INFORMATION SHOWN:
#####

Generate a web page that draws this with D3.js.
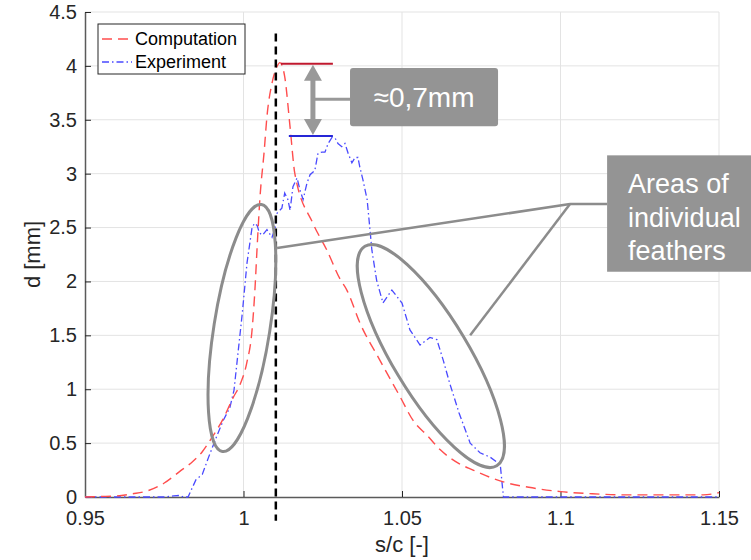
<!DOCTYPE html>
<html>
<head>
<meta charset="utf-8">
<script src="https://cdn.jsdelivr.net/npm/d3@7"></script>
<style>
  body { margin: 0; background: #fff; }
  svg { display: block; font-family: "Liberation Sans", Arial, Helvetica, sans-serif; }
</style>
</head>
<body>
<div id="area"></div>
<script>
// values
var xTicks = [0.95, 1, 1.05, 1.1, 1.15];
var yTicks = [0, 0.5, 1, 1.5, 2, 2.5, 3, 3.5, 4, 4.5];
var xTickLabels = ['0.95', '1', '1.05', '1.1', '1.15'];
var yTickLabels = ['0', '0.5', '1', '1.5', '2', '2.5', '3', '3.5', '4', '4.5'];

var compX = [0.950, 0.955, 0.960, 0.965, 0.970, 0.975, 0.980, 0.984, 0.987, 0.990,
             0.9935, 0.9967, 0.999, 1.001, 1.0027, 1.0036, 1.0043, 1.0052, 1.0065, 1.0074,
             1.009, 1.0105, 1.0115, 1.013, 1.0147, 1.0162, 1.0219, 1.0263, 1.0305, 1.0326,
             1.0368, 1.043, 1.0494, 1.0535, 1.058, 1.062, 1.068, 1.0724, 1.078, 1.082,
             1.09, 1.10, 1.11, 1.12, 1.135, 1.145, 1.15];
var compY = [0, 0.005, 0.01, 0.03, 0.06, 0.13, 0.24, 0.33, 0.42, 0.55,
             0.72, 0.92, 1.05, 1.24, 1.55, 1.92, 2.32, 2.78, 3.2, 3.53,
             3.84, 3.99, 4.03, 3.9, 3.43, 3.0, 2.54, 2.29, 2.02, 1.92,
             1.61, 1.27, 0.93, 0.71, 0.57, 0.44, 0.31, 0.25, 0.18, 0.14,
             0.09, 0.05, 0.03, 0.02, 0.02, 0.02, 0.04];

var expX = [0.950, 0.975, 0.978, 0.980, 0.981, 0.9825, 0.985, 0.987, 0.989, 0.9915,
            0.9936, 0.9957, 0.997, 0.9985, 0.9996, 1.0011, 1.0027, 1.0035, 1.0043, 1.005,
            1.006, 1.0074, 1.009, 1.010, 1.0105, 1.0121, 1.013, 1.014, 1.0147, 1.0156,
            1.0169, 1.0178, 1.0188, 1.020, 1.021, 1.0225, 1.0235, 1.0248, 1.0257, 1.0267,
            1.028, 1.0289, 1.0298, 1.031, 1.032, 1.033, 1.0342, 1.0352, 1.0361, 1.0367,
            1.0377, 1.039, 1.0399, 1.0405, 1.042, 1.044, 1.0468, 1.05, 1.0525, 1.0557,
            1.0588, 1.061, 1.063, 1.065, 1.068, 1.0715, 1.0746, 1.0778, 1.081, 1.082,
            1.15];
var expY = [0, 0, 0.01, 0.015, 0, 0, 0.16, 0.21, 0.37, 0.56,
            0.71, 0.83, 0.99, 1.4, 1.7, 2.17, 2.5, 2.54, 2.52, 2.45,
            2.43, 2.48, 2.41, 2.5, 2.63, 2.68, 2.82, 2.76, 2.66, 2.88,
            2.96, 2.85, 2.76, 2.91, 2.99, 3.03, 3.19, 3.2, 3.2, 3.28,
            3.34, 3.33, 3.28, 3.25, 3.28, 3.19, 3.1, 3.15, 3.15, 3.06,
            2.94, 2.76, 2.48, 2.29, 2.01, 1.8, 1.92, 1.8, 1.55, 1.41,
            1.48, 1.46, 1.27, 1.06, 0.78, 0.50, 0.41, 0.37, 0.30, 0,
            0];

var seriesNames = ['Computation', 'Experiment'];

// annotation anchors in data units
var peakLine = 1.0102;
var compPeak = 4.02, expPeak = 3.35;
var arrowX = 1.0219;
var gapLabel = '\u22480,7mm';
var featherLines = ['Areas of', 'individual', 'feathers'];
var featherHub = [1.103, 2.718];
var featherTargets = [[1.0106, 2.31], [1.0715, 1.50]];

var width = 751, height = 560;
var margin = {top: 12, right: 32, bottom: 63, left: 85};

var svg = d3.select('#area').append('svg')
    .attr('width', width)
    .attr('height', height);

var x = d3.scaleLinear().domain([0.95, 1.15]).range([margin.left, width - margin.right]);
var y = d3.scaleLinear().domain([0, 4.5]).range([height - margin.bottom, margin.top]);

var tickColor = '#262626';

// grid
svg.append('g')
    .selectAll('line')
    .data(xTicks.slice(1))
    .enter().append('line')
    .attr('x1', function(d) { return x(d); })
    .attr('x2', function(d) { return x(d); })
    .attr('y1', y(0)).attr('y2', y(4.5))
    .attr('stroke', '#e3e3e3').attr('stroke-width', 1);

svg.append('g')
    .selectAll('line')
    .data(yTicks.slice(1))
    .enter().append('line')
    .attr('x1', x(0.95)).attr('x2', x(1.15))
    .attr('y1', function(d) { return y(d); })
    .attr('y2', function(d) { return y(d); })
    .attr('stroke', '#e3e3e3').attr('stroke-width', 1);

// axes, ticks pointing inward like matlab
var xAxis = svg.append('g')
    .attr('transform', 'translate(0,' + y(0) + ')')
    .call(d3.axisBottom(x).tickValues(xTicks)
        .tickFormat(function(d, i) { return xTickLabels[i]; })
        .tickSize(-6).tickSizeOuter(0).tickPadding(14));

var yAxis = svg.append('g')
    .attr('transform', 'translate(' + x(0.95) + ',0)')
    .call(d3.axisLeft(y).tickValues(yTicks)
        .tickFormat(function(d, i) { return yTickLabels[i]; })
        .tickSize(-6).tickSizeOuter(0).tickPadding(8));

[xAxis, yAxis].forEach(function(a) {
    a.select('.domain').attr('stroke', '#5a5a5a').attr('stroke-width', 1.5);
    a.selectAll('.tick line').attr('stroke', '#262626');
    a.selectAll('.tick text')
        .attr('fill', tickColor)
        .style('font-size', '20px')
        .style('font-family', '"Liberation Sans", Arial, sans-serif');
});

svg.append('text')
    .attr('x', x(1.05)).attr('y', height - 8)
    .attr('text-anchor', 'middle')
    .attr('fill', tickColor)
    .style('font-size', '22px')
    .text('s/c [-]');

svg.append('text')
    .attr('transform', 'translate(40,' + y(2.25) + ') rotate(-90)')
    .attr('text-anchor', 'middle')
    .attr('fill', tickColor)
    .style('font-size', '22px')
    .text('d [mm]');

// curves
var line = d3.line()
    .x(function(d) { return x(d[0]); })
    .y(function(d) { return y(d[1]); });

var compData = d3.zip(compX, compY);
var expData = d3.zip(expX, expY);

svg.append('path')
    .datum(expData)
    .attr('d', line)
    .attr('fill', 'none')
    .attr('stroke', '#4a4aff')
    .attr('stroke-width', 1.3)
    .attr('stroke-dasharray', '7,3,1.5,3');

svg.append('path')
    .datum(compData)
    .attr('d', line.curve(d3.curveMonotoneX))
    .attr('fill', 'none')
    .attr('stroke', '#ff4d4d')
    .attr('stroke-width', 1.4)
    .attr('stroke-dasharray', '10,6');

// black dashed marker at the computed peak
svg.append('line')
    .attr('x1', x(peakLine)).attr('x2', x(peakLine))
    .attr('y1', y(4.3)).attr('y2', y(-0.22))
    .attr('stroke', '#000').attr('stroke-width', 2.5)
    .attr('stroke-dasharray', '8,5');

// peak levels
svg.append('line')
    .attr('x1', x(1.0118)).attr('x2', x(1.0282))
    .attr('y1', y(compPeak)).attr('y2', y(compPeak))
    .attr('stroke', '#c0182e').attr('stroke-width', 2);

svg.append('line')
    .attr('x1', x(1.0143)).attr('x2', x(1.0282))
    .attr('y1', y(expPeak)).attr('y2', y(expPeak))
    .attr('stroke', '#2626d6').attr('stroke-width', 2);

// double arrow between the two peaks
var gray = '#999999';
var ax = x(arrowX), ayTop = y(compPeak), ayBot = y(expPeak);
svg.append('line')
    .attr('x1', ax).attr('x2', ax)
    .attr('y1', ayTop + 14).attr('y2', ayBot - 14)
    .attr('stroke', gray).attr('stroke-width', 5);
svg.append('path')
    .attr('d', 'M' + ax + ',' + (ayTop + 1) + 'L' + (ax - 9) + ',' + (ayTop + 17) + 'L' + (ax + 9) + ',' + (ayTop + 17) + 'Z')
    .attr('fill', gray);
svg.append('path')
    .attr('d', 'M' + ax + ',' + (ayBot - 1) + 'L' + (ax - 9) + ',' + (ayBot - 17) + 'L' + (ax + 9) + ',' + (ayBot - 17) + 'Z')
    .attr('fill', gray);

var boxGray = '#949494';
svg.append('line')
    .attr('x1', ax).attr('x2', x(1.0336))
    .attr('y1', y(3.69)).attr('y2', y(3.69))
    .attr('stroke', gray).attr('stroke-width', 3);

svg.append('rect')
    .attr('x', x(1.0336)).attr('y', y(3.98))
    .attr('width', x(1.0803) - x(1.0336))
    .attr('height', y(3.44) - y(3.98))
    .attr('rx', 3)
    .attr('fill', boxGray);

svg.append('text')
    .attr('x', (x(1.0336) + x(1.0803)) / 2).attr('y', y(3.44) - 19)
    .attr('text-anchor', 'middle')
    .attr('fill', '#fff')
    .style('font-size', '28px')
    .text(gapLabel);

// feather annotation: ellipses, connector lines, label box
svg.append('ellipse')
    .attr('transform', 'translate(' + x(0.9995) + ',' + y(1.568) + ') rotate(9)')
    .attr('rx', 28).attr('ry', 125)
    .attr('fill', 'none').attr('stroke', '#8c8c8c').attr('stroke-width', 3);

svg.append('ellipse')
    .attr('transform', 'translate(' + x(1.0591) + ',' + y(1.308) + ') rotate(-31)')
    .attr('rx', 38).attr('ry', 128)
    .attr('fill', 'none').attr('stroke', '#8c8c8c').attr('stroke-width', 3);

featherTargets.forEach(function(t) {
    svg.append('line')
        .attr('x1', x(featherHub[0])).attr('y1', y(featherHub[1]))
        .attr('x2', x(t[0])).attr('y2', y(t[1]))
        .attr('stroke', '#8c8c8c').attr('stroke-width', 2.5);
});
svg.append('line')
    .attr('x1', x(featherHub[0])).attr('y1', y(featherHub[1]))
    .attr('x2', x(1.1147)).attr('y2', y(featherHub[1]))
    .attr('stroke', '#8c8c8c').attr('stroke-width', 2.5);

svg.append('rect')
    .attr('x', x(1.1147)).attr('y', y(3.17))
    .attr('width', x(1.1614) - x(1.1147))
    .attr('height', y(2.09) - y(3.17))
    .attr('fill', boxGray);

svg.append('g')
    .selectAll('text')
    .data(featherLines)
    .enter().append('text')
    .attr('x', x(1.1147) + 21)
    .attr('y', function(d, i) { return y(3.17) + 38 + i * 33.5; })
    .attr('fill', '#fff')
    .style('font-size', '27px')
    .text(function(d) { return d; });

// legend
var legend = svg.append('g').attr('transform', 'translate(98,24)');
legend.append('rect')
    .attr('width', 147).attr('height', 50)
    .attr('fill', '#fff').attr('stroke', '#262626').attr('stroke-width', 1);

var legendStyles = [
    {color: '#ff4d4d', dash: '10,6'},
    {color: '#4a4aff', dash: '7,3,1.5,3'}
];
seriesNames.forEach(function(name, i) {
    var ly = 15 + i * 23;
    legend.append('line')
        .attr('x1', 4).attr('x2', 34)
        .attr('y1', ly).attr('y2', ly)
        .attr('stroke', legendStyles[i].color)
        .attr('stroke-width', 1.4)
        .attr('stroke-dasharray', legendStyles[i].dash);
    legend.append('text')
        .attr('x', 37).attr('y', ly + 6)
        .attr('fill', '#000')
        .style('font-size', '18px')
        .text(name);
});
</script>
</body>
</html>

#####

WORK TO COMPLETE:
Begin at the first line of the material and copy each line exactly through the one containing "0.09, 0.05, 0.03, 0.02, 0.02, 0.02, 0.04];". Omit pictures.

ANSWER FOR THIS EXERCISE:
Generate a web page that draws this with D3.js.
<!DOCTYPE html>
<html>
<head>
<meta charset="utf-8">
<script src="https://cdn.jsdelivr.net/npm/d3@7"></script>
<style>
  body { margin: 0; background: #fff; }
  svg { display: block; font-family: "Liberation Sans", Arial, Helvetica, sans-serif; }
</style>
</head>
<body>
<div id="area"></div>
<script>
// values
var xTicks = [0.95, 1, 1.05, 1.1, 1.15];
var yTicks = [0, 0.5, 1, 1.5, 2, 2.5, 3, 3.5, 4, 4.5];
var xTickLabels = ['0.95', '1', '1.05', '1.1', '1.15'];
var yTickLabels = ['0', '0.5', '1', '1.5', '2', '2.5', '3', '3.5', '4', '4.5'];

var compX = [0.950, 0.955, 0.960, 0.965, 0.970, 0.975, 0.980, 0.984, 0.987, 0.990,
             0.9935, 0.9967, 0.999, 1.001, 1.0027, 1.0036, 1.0043, 1.0052, 1.0065, 1.0074,
             1.009, 1.0105, 1.0115, 1.013, 1.0147, 1.0162, 1.0219, 1.0263, 1.0305, 1.0326,
             1.0368, 1.043, 1.0494, 1.0535, 1.058, 1.062, 1.068, 1.0724, 1.078, 1.082,
             1.09, 1.10, 1.11, 1.12, 1.135, 1.145, 1.15];
var compY = [0, 0.005, 0.01, 0.03, 0.06, 0.13, 0.24, 0.33, 0.42, 0.55,
             0.72, 0.92, 1.05, 1.24, 1.55, 1.92, 2.32, 2.78, 3.2, 3.53,
             3.84, 3.99, 4.03, 3.9, 3.43, 3.0, 2.54, 2.29, 2.02, 1.92,
             1.61, 1.27, 0.93, 0.71, 0.57, 0.44, 0.31, 0.25, 0.18, 0.14,
             0.09, 0.05, 0.03, 0.02, 0.02, 0.02, 0.04];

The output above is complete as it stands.